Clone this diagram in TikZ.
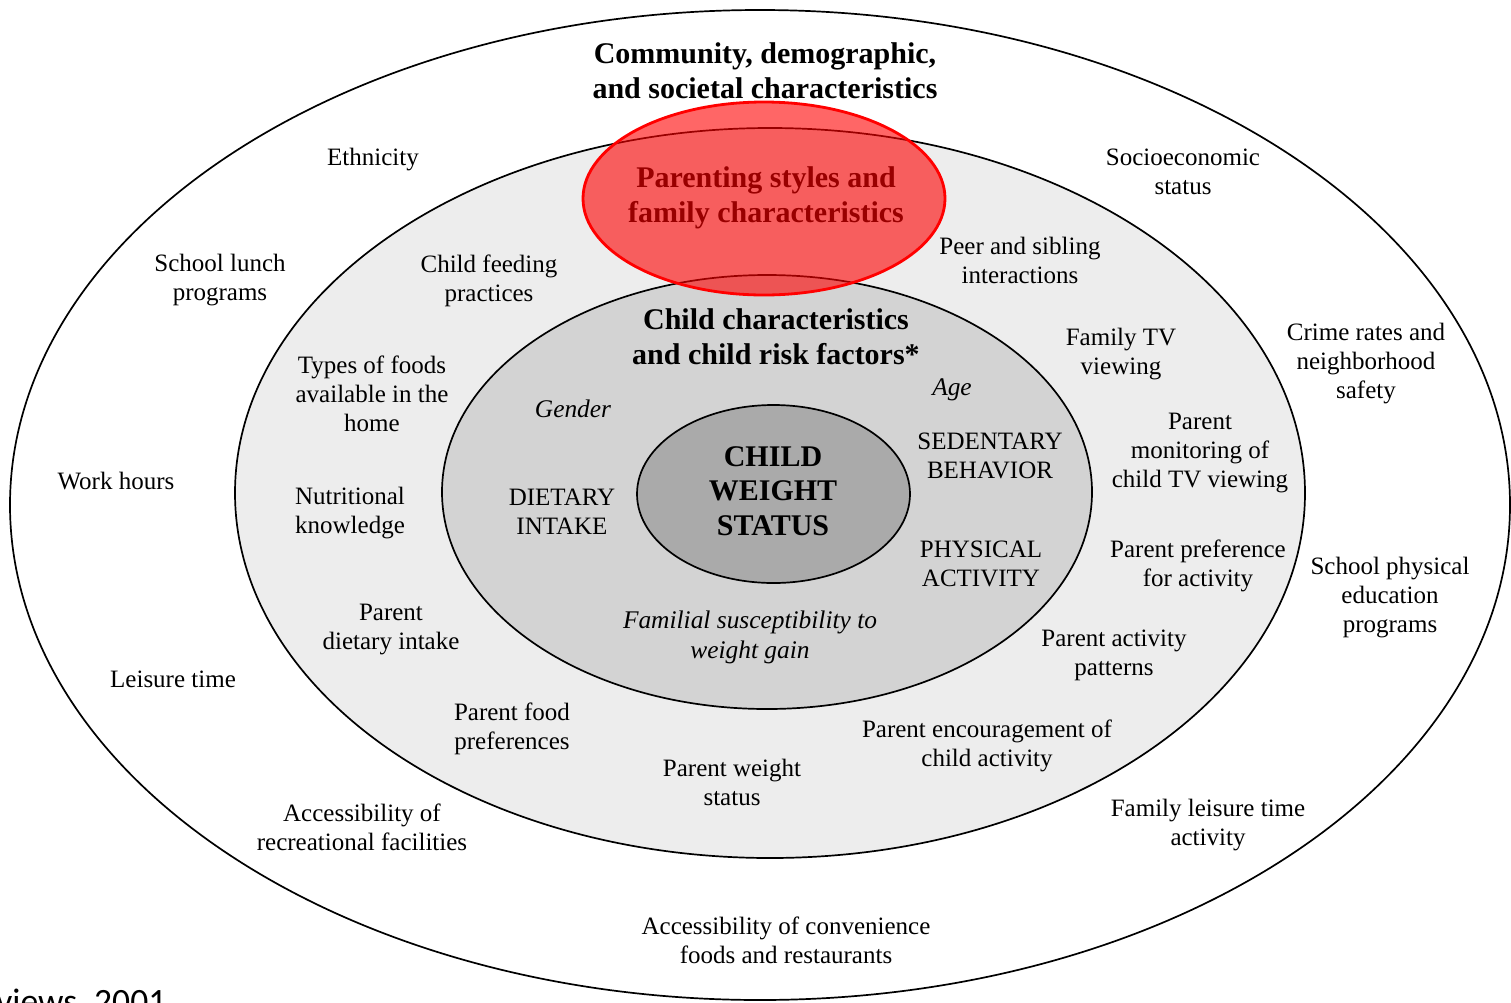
\documentclass[tikz,border=0pt]{standalone}
\usepackage{fontspec}
\setmainfont{Liberation Serif}
\newfontfamily\calib{Carlito}
\definecolor{ringA}{RGB}{237,237,237}
\definecolor{ringB}{RGB}{211,211,211}
\definecolor{ringC}{RGB}{170,170,170}
\begin{document}
\begin{tikzpicture}[x=0.5pt,y=-0.5pt,
  ring/.style={draw=black, line width=0.85pt},
  lbl/.style={align=center, inner sep=0pt, yshift=-1.2pt, font=\fontsize{12.5}{14.5}\selectfont},
  ital/.style={align=center, inner sep=0pt, yshift=-1pt, font=\fontsize{12.7}{15}\selectfont\itshape},
  ttl/.style={align=center, inner sep=0pt, font=\fontsize{15}{17.5}\selectfont\bfseries},
  caps/.style={align=center, inner sep=0pt, yshift=-0.5pt, font=\fontsize{12.5}{14.5}\selectfont},
  core/.style={align=center, inner sep=0pt, font=\fontsize{15}{17.3}\selectfont\bfseries}
]
\useasboundingbox (0,0) rectangle (1511,1002);
\clip (0,0) rectangle (1511,1002);
\fill[white] (0,0) rectangle (1511,1002);

% rings
\draw[ring, fill=white] (760,505) ellipse [x radius=375pt, y radius=247.5pt];
\draw[ring, fill=ringA] (770,493) ellipse [x radius=267.5pt, y radius=182.5pt];
\draw[ring, fill=ringB] (767,492) ellipse [x radius=162.5pt, y radius=108.5pt];
\draw[ring, fill=ringC] (773.5,494) ellipse [x radius=68.25pt, y radius=44.5pt];

% outer ring labels
\node[ttl] (community) at (765,71) {Community, demographic,\\and societal characteristics};
\node[lbl] (ethnicity) at (373,157) {Ethnicity};
\node[lbl] (ses) at (1183,169) {Socioeconomic\\status};
\node[lbl] (lunch) at (220,278) {School lunch\\programs};
\node[lbl] (crime) at (1366,361) {Crime rates and\\neighborhood\\safety};
\node[lbl] (work) at (116,479) {Work hours};
\node[lbl] (pe) at (1390,595) {School physical\\education\\programs};
\node[lbl] (leisure) at (173,677) {Leisure time};
\node[lbl] (recfac) at (362,825) {Accessibility of\\recreational facilities};
\node[lbl] (famleis) at (1208,823) {Family leisure time\\activity};
\node[lbl] (conv) at (786,938) {Accessibility of convenience\\foods and restaurants};

% family ring labels
\node[ttl] (parenting) at (766,198) {Parenting styles and\\family characteristics};
\node[lbl] (feeding) at (489,278) {Child feeding\\practices};
\node[lbl] (peer) at (1020,258) {Peer and sibling\\interactions};
\node[lbl] (famtv) at (1121,352) {Family TV\\viewing};
\node[lbl] (types) at (372,391) {Types of foods\\available in the\\home};
\node[lbl] (monitor) at (1200,451) {Parent\\monitoring of\\child TV viewing};
\node[lbl] (nutri) at (350,511) {Nutritional\\knowledge};
\node[lbl] (prefact) at (1198,563) {Parent preference\\for activity};
\node[lbl] (pdiet) at (391,627) {Parent\\dietary intake};
\node[lbl] (pactpat) at (1114,653) {Parent activity\\patterns};
\node[lbl] (pfood) at (512,726) {Parent food\\preferences};
\node[lbl] (encour) at (987,743) {Parent encouragement of\\child activity};
\node[lbl] (pweight) at (732,780) {Parent weight\\status};

% child ring labels
\node[ttl] (child) at (776,337) {Child characteristics\\and child risk factors*};
\node[ital] (gender) at (573,407) {Gender};
\node[ital] (age) at (952,388) {Age};
\node[caps] (sed) at (990,455) {SEDENTARY\\BEHAVIOR};
\node[caps] (diet) at (562,511) {DIETARY\\INTAKE};
\node[caps] (phys) at (981,563) {PHYSICAL\\ACTIVITY};
\node[ital] (famsus) at (750,635) {Familial susceptibility to\\weight gain};

% core
\node[core] (weight) at (773,491) {CHILD\\WEIGHT\\STATUS};

% highlight
\fill[red, fill opacity=0.6] (764,198.5) ellipse [x radius=90.5pt, y radius=48.25pt];
\draw[red, line width=1.4pt] (764,198.5) ellipse [x radius=90.5pt, y radius=48.25pt];

% source fragment (cut off at the bottom edge, as in the reference)
\node[anchor=base west, inner sep=0pt, font=\calib\fontsize{17.8}{20}\selectfont] (src) at (-4,1013) {views, 2001};
\end{tikzpicture}
\end{document}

--------------------

- Instructions for the task -
Set the listing down in full and exactly. Pictures within it should not appear in the copy.

- Exercise answer -
Clone this diagram in TikZ.
\documentclass[tikz,border=0pt]{standalone}
\usepackage{fontspec}
\setmainfont{Liberation Serif}
\newfontfamily\calib{Carlito}
\definecolor{ringA}{RGB}{237,237,237}
\definecolor{ringB}{RGB}{211,211,211}
\definecolor{ringC}{RGB}{170,170,170}
\begin{document}
\begin{tikzpicture}[x=0.5pt,y=-0.5pt,
  ring/.style={draw=black, line width=0.85pt},
  lbl/.style={align=center, inner sep=0pt, yshift=-1.2pt, font=\fontsize{12.5}{14.5}\selectfont},
  ital/.style={align=center, inner sep=0pt, yshift=-1pt, font=\fontsize{12.7}{15}\selectfont\itshape},
  ttl/.style={align=center, inner sep=0pt, font=\fontsize{15}{17.5}\selectfont\bfseries},
  caps/.style={align=center, inner sep=0pt, yshift=-0.5pt, font=\fontsize{12.5}{14.5}\selectfont},
  core/.style={align=center, inner sep=0pt, font=\fontsize{15}{17.3}\selectfont\bfseries}
]
\useasboundingbox (0,0) rectangle (1511,1002);
\clip (0,0) rectangle (1511,1002);
\fill[white] (0,0) rectangle (1511,1002);

% rings
\draw[ring, fill=white] (760,505) ellipse [x radius=375pt, y radius=247.5pt];
\draw[ring, fill=ringA] (770,493) ellipse [x radius=267.5pt, y radius=182.5pt];
\draw[ring, fill=ringB] (767,492) ellipse [x radius=162.5pt, y radius=108.5pt];
\draw[ring, fill=ringC] (773.5,494) ellipse [x radius=68.25pt, y radius=44.5pt];

% outer ring labels
\node[ttl] (community) at (765,71) {Community, demographic,\\and societal characteristics};
\node[lbl] (ethnicity) at (373,157) {Ethnicity};
\node[lbl] (ses) at (1183,169) {Socioeconomic\\status};
\node[lbl] (lunch) at (220,278) {School lunch\\programs};
\node[lbl] (crime) at (1366,361) {Crime rates and\\neighborhood\\safety};
\node[lbl] (work) at (116,479) {Work hours};
\node[lbl] (pe) at (1390,595) {School physical\\education\\programs};
\node[lbl] (leisure) at (173,677) {Leisure time};
\node[lbl] (recfac) at (362,825) {Accessibility of\\recreational facilities};
\node[lbl] (famleis) at (1208,823) {Family leisure time\\activity};
\node[lbl] (conv) at (786,938) {Accessibility of convenience\\foods and restaurants};

% family ring labels
\node[ttl] (parenting) at (766,198) {Parenting styles and\\family characteristics};
\node[lbl] (feeding) at (489,278) {Child feeding\\practices};
\node[lbl] (peer) at (1020,258) {Peer and sibling\\interactions};
\node[lbl] (famtv) at (1121,352) {Family TV\\viewing};
\node[lbl] (types) at (372,391) {Types of foods\\available in the\\home};
\node[lbl] (monitor) at (1200,451) {Parent\\monitoring of\\child TV viewing};
\node[lbl] (nutri) at (350,511) {Nutritional\\knowledge};
\node[lbl] (prefact) at (1198,563) {Parent preference\\for activity};
\node[lbl] (pdiet) at (391,627) {Parent\\dietary intake};
\node[lbl] (pactpat) at (1114,653) {Parent activity\\patterns};
\node[lbl] (pfood) at (512,726) {Parent food\\preferences};
\node[lbl] (encour) at (987,743) {Parent encouragement of\\child activity};
\node[lbl] (pweight) at (732,780) {Parent weight\\status};

% child ring labels
\node[ttl] (child) at (776,337) {Child characteristics\\and child risk factors*};
\node[ital] (gender) at (573,407) {Gender};
\node[ital] (age) at (952,388) {Age};
\node[caps] (sed) at (990,455) {SEDENTARY\\BEHAVIOR};
\node[caps] (diet) at (562,511) {DIETARY\\INTAKE};
\node[caps] (phys) at (981,563) {PHYSICAL\\ACTIVITY};
\node[ital] (famsus) at (750,635) {Familial susceptibility to\\weight gain};

% core
\node[core] (weight) at (773,491) {CHILD\\WEIGHT\\STATUS};

% highlight
\fill[red, fill opacity=0.6] (764,198.5) ellipse [x radius=90.5pt, y radius=48.25pt];
\draw[red, line width=1.4pt] (764,198.5) ellipse [x radius=90.5pt, y radius=48.25pt];

% source fragment (cut off at the bottom edge, as in the reference)
\node[anchor=base west, inner sep=0pt, font=\calib\fontsize{17.8}{20}\selectfont] (src) at (-4,1013) {views, 2001};
\end{tikzpicture}
\end{document}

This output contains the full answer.